Unsurprisingly, then, Invernal finds Landrian/Martinez more at home in their own shoes.  At eight tracks and 39 minutes, the album demonstrates a re-upped commitment to brevity – the better to avoid overstaying the band's welcome – yet also shows a better mastery of velocity.  "Avalanche" fires things off with double kick drums and a meaty riff out of the late era Sepultura songbook, Landrian's clean vocals a counterpart to the thickened sludge of the instrumentation.

"Somnae Tenebrae" follows, also a rousing, percussion enforced anthem; between these first two songs one could easily get the impression that Black Cobra had turned over a new leaf altogether, abandoning their doom predilections altogether for pure, uptempo jam band sludge, but then "Corrosion Fields" comes along and we begin to see how Invernal fits in as a logical progression of Chronomega.

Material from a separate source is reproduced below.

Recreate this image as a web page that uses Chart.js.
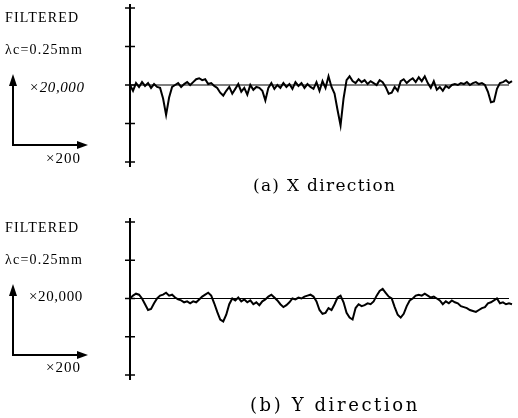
<!DOCTYPE html>
<html>
<head>
<meta charset="utf-8">
<script src="https://cdn.jsdelivr.net/npm/chart.js@4.4.1/dist/chart.umd.min.js"></script>
<style>
  html, body { margin: 0; padding: 0; background: #fff; }
  #page { position: relative; width: 518px; height: 418px; overflow: hidden; font-family: "Liberation Serif", serif; color: #000; }
  .box { position: absolute; left: 0; width: 518px; height: 200px; }
  .lbl { position: absolute; white-space: nowrap; line-height: 1; }
  .cap { position: absolute; white-space: nowrap; line-height: 1; font-family: "DejaVu Serif", serif; font-size: 17px; letter-spacing: 1.3px; }
  svg.arr { position: absolute; left: 0; top: 0; }
</style>
</head>
<body>
<div id="page">
  <div class="box" style="top:0"><canvas id="chartX"></canvas></div>
  <div class="box" style="top:200px"><canvas id="chartY"></canvas></div>

  <div class="lbl" style="left:5px;top:11px;font-size:14px;letter-spacing:1.2px">FILTERED</div>
  <div class="lbl" style="left:5px;top:43px;font-size:14px;letter-spacing:1.2px">λc=0.25mm</div>
  <div class="lbl" style="left:29px;top:80px;font-size:15px;letter-spacing:0.6px;font-style:italic">×20,000</div>
  <div class="lbl" style="left:46px;top:151px;font-size:15px;letter-spacing:1px">×200</div>

  <div class="lbl" style="left:5px;top:221px;font-size:14px;letter-spacing:1.2px">FILTERED</div>
  <div class="lbl" style="left:5px;top:253px;font-size:14px;letter-spacing:1.2px">λc=0.25mm</div>
  <div class="lbl" style="left:29px;top:289px;font-size:15px;letter-spacing:0.6px">×20,000</div>
  <div class="lbl" style="left:46px;top:360px;font-size:15px;letter-spacing:1px">×200</div>

  <div class="cap" style="left:253px;top:177px">(a) X direction</div>
  <div class="cap" style="left:250px;top:396px;font-size:18px;letter-spacing:2.6px">(b) Y direction</div>

  <svg class="arr" width="518" height="418">
    <g stroke="#000" stroke-width="2" fill="#000">
      <line x1="13" y1="146" x2="13" y2="82"/>
      <line x1="12" y1="145" x2="80" y2="145"/>
      <polygon points="13,74 9,86 17,86" stroke="none"/>
      <polygon points="88,145 77,141 77,149" stroke="none"/>
      <line x1="13" y1="356" x2="13" y2="292"/>
      <line x1="12" y1="355" x2="80" y2="355"/>
      <polygon points="13,284 9,296 17,296" stroke="none"/>
      <polygon points="88,355 77,351 77,359" stroke="none"/>
    </g>
  </svg>
</div>

<script>
// Profile heights, sampled evenly along the trace (arbitrary height units, 40 per division)
const profileX = [
  0, -6, 2, -2, 3, -1, 2, -3, 1, -2,
  -3, -14, -31, -13, -2, 0, 2, -2, 1, 3,
  0, 3, 6, 7, 5, 6, 1, 2, -1, -3,
  -8, -11, -6, -2, -9, -4, 1, -7, -3, -10,
  0, -5, -2, -3, -6, -16, -3, 2, -4, 0,
  -3, 2, -2, 1, -4, 3, -1, 2, -3, 1,
  -2, -4, 3, -6, 4, -3, 9, -2, -9, -26,
  -42, -14, 5, 9, 4, 2, 6, 3, 5, 1,
  4, 2, 0, 5, 3, -2, -9, -8, -2, -6,
  4, 6, 2, 5, 7, 3, 8, 4, 9, 2,
  -3, 4, -5, -2, -6, -1, -3, 0, 1, 0,
  2, 1, 3, 0, 2, 3, 1, 2, 0, -7,
  -18, -17, -4, 2, 3, 5, 2, 4
];

const profileY = [
  0, 3, 5, 4, 0, -6, -12, -11, -5, 0,
  3, 4, 6, 3, 4, 1, -1, -2, -4, -3,
  -5, -3, -4, -1, 2, 4, 6, 3, -5, -14,
  -22, -24, -17, -6, 0, -2, 1, -3, -1, -4,
  -2, -6, -4, -7, -3, -1, 2, 4, 1, -2,
  -6, -9, -7, -4, 0, -1, 1, 0, 2, 3,
  4, 2, -3, -12, -16, -15, -10, -12, -6, 1,
  3, -4, -15, -20, -22, -10, -6, -8, -7, -5,
  -6, -3, 3, 8, 10, 6, 2, 0, -9, -17,
  -20, -16, -8, -2, 0, 3, 4, 3, 5, 3,
  1, 2, 0, -2, -6, -3, -5, -2, -4, -5,
  -8, -9, -10, -12, -13, -14, -12, -10, -9, -5,
  -4, -2, 0, -5, -4, -6, -5, -6
];

const heightTicks = [-80, -40, 0, 40, 80];

// draws the vertical axis with crossing ticks and the zero line, from the chart's scales
const profileAxes = {
  id: "profileAxes",
  afterDatasetsDraw(chart) {
    const ctx = chart.ctx;
    const area = chart.chartArea;
    const yScale = chart.scales.y;
    const x0 = area.left;
    ctx.save();
    ctx.strokeStyle = "#000";
    ctx.lineWidth = 2;
    ctx.beginPath();
    ctx.moveTo(x0, area.top - 4);
    ctx.lineTo(x0, area.bottom + 5);
    ctx.stroke();
    ctx.lineWidth = 1.5;
    yScale.ticks.forEach(t => {
      const py = yScale.getPixelForValue(t.value);
      ctx.beginPath();
      ctx.moveTo(x0 - 5, py);
      ctx.lineTo(x0 + 5, py);
      ctx.stroke();
    });
    const zy = yScale.getPixelForValue(0);
    ctx.lineWidth = 1;
    ctx.beginPath();
    ctx.moveTo(x0, zy);
    ctx.lineTo(area.right - 3, zy);
    ctx.stroke();
    ctx.restore();
  }
};

function makeProfile(canvasId, values, padTop, padBottom) {
  const ctx = document.getElementById(canvasId).getContext("2d");
  return new Chart(ctx, {
    type: "line",
    data: {
      labels: values.map((_, i) => i),
      datasets: [{
        data: values,
        borderColor: "#000",
        borderWidth: 2,
        pointRadius: 0,
        tension: 0,
        fill: false
      }]
    },
    options: {
      responsive: true,
      maintainAspectRatio: false,
      animation: false,
      layout: {padding: {left: 130, right: 6, top: padTop, bottom: padBottom}},
      plugins: {legend: {display: false}, tooltip: {enabled: false}},
      scales: {
        x: {display: false, offset: false},
        y: {
          display: false,
          min: heightTicks[0],
          max: heightTicks[heightTicks.length - 1],
          afterBuildTicks: scale => { scale.ticks = heightTicks.map(v => ({value: v})); }
        }
      }
    },
    plugins: [profileAxes]
  });
}

makeProfile("chartX", profileX, 8, 38);
makeProfile("chartY", profileY, 22, 25);
</script>
</body>
</html>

The bulk of the album beginning with "Corrosion Fields" settles down into a slower, doom inflected pace in the High on Fire mold, each of the remaining five tracks unfolding in the five- to six-minute range, each a lumbering progression built around one single riff with Landrian falling back on his traditional shouted vocals.  There's not a dud amongst them, but by sequencing all of the mid-paced tunes in consecutive order in the middle bulk of the album Black Cobra inadvertently put a dent in the repeat listening value of Invernal. 

The final song, "Obliteration", is quite possibly the fastest in the band's catalog, an ostensible grind scorcher mired in a tar pit and fighting its way through the thick morass, and frankly the album might have been broken up a little better if this song was inserted in the middle somewhere.  Likewise, if the two brisk opening tracks were spread out a little more amongst the mid-tempo offerings Invernal as a whole would present itself as a far more diverse effort.

As it is, this is a flaw in presentation only; the songwriting itself finds Black Cobra at the peak of their abilities, and there isn't a false note anywhere to be found on Invernal's 39 minutes.  Any of these songs will be a welcome addition to the band's concert repertoire, which is where Landrian and Martinez shine best anyway.

8 out of 10

Invernal is out Tuesday on Southern Lord.